Myers Park graduate seeks to change the world
Audrey Huynh set out on a mission her freshman year at Myers Park High School: to create change.
Now a recent graduate, Audrey realizes making a positive change – and encouraging others to do the same – wasn’t as hard as she expected.
Huynh has been instrumental in starting and sustaining two nonprofits during her high school career – Clothes for Change and the MUSTANG Project.
During her freshman year, Huynh noticed a classmate who wore designer clothing each day.
“After (attending) Randolph Middle and Barringer (Elementary), I wasn’t used to the degree of affluence at Myers Park,” she said.
Huynh saw this as an opportunity to use what she considered an “incredible resource” as a way to empower women.
Huynh said she always wanted to start a charity-community organization, but didn’t want to ask people for money because she felt that wasn’t sustainable long term.
During the summer before her sophomore year, after reading Nicholas Kristof’s “Half the Sky: Turning Oppression into Opportunity for Women Worldwide,” Huynh knew she wanted to support women’s rights locally, nationally and internationally.
She became one of the founding members of Clothes for Change, a business model charity that collects designer clothes from Myers Park students and community members.
The group held a clothing drive, which generated an “incredible” response; the group of about 15 high schoolers collected thousands of clothing items and then held a sale of the designer clothes at reasonable prices at the Cornwell Center. The event raised $3,000.
All the nonprofit’s funds went toward women’s rights advocacy programs, locally and around the world.
Huynh said the club began to grow as it held more sales and awareness events about women-centered topics, such as sex trafficking in Charlotte, as well as luncheons and galas to raise money.
The nonprofit held a spring gala this year focusing on the importance of educating young girls and, in turn, empowering them, Huynh said.
The gala raised approximately $10,000 to provide low-income or undocumented students scholarships to attend Central Piedmont Community College (CPCC), as well as the Afghan Institute of Learning and Room to Read’s Girls’ Education Program in Vietnam.
Supporting undocumented immigrant students was particularly important to Huynh, as they must pay out-of-state tuition at CPCC and receive no federal funding to attend college. The associate degree program costs $8,000 overall for in-state students and $16,000 overall for out-of-state students.
“Most of these girls don’t have enough money to start off with (to start the program),” Huynh said.
The funds from the gala helped fund two $2,000 scholarships and four $1,000 scholarships.
Huynh also established the MUSTANG Project earlier this year, which consisted of building an aquaponic garden and outdoor box gardens to help alleviate area food deserts in the Charlotte area.

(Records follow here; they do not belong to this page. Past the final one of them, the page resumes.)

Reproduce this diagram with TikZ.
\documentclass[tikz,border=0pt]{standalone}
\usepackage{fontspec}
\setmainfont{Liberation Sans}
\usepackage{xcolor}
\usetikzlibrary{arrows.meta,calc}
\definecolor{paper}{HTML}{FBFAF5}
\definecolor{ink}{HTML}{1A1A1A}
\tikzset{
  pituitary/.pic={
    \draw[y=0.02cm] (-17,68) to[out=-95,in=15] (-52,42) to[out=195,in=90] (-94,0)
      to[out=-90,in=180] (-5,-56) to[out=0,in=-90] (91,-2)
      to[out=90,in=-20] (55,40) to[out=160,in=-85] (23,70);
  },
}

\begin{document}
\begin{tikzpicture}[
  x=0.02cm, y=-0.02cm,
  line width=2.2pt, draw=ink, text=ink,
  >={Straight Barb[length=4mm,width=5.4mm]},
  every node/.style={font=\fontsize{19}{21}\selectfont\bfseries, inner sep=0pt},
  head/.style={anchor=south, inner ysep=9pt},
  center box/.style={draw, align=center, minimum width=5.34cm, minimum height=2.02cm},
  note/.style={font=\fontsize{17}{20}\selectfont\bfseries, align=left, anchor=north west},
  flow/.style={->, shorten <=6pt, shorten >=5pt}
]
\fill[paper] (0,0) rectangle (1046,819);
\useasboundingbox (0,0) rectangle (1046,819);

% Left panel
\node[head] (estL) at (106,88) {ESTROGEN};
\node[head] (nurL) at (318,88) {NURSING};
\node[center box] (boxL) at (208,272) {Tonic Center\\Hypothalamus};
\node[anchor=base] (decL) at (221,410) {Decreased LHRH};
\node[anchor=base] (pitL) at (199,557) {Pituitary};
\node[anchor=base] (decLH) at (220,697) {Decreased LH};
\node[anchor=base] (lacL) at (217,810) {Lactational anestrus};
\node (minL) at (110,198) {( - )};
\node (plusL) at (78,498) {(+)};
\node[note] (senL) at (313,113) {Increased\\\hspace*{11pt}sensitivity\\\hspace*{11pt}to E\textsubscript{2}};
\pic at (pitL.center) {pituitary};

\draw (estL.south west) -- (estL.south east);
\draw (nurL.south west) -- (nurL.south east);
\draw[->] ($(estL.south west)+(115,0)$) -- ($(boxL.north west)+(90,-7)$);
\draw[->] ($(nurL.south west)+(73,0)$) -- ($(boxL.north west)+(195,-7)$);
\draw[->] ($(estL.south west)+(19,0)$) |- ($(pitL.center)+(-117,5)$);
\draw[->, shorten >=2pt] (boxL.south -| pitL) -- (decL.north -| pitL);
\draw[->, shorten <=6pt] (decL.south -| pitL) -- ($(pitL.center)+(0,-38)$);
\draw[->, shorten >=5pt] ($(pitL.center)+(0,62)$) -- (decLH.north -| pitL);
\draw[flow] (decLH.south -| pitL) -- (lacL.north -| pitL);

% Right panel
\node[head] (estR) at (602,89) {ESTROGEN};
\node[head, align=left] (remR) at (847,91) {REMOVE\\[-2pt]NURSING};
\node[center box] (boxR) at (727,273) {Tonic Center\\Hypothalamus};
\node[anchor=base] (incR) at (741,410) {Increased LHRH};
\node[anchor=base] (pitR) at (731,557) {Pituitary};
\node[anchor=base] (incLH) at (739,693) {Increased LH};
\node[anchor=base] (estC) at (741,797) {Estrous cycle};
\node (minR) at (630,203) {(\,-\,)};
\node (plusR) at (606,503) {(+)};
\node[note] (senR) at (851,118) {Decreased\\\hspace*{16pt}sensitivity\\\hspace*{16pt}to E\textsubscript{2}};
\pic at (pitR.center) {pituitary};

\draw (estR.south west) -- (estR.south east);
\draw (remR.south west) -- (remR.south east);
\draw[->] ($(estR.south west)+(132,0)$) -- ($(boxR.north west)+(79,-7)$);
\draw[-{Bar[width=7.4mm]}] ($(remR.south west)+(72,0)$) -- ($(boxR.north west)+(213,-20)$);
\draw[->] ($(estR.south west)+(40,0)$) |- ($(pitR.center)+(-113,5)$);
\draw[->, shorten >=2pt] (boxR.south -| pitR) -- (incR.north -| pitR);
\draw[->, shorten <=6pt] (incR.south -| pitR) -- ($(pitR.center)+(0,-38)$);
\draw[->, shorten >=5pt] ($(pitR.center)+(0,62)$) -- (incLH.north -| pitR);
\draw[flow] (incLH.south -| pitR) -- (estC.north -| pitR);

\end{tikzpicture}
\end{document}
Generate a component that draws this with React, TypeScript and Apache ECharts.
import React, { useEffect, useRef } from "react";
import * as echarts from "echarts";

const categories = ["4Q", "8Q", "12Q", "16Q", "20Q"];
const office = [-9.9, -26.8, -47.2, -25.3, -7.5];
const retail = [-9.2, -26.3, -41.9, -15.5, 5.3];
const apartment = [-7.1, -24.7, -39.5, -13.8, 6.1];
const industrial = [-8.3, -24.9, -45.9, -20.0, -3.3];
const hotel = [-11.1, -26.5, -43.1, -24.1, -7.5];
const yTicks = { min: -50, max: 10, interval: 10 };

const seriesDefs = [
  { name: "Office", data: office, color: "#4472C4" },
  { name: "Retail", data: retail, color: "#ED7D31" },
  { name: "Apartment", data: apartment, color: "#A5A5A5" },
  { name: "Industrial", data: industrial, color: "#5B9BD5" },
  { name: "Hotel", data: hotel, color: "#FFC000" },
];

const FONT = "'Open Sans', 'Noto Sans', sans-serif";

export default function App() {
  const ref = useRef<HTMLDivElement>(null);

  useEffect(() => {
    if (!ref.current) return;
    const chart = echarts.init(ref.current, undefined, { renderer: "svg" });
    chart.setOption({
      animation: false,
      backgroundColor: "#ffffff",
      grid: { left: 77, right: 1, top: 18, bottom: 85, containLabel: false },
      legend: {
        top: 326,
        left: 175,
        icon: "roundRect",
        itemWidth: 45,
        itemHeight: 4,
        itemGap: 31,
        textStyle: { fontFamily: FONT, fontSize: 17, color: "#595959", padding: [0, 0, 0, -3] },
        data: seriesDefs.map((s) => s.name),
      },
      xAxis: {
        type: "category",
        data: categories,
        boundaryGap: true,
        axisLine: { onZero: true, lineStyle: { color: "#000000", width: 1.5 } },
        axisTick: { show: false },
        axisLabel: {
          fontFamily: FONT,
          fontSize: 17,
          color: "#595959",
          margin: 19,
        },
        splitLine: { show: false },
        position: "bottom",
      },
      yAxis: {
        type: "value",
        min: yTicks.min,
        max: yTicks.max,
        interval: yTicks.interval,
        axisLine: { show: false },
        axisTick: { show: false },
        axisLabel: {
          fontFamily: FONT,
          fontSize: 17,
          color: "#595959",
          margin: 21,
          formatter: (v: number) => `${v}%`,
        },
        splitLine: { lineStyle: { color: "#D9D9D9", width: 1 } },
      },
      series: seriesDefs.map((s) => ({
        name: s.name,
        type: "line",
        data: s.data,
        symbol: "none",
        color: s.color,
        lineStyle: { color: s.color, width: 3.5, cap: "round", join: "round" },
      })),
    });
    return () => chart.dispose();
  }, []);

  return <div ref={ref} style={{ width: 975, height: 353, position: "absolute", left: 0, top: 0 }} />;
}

There are about 60 food deserts in Mecklenburg County, according to Meg Fencil, education and outreach program director of Sustain Charlotte, a nonprofit that seeks to advance a region-wide sustainability movement.
Huynh raised approximately $20,000 in about two and half months through corporate and community sponsorships to carry out the project.
“It was interesting with that project because I was asking people to invest in something that we didn’t have yet,” she said.
Nonprofit 100 Gardens built the aquaponic garden – a garden that grows fish and plants together in one integrated system, where the fish waste provides an organic food source for plants and the plants provide a natural filter for the fish to live. The group also taught students how to build and maintain the garden.
The crops produced in the gardens went to Communities In Schools and Friendship Trays, a sect of Meals-On-Wheels, which delivers meals to elderly, handicapped and convalescing residents.
“It had always been a childhood dream of mine to have a garden, so I was achieving a childhood dream while still helping people,” she said.
Huynh also said she appreciated how the project helped bring the school community together and connect students who might not have met otherwise.
She feels confident both the MUSTANG Project and Clothes for Change will continue after she leaves Charlotte to pursue a degree in international relations at Stanford University in the fall, and hopes to eventually start another Clothes for Change chapter in college.
Huynh said helping others through nonprofits had been a “transformative experience,” and helped her realize she could make a change in her community, despite her age or others’ doubts.
“I feel teenagers convince themselves that because we’re young, we can’t make change,” she said. “I’ve found people really rally around a young person trying to create change.”
She believes fellow young people feel inspired to create change where their passions lie.
“One thing that was important for me initially was to go outside my comfort zone,” Huynh said. “It seems simple, but I feel that most people don’t do it.”
Huynh encourages young people to believe in themselves and to invest in their passions.
“People will run and support you if you are capable in believing in yourself,” she said. “Investing in my passions, that’s what defined my high school career.”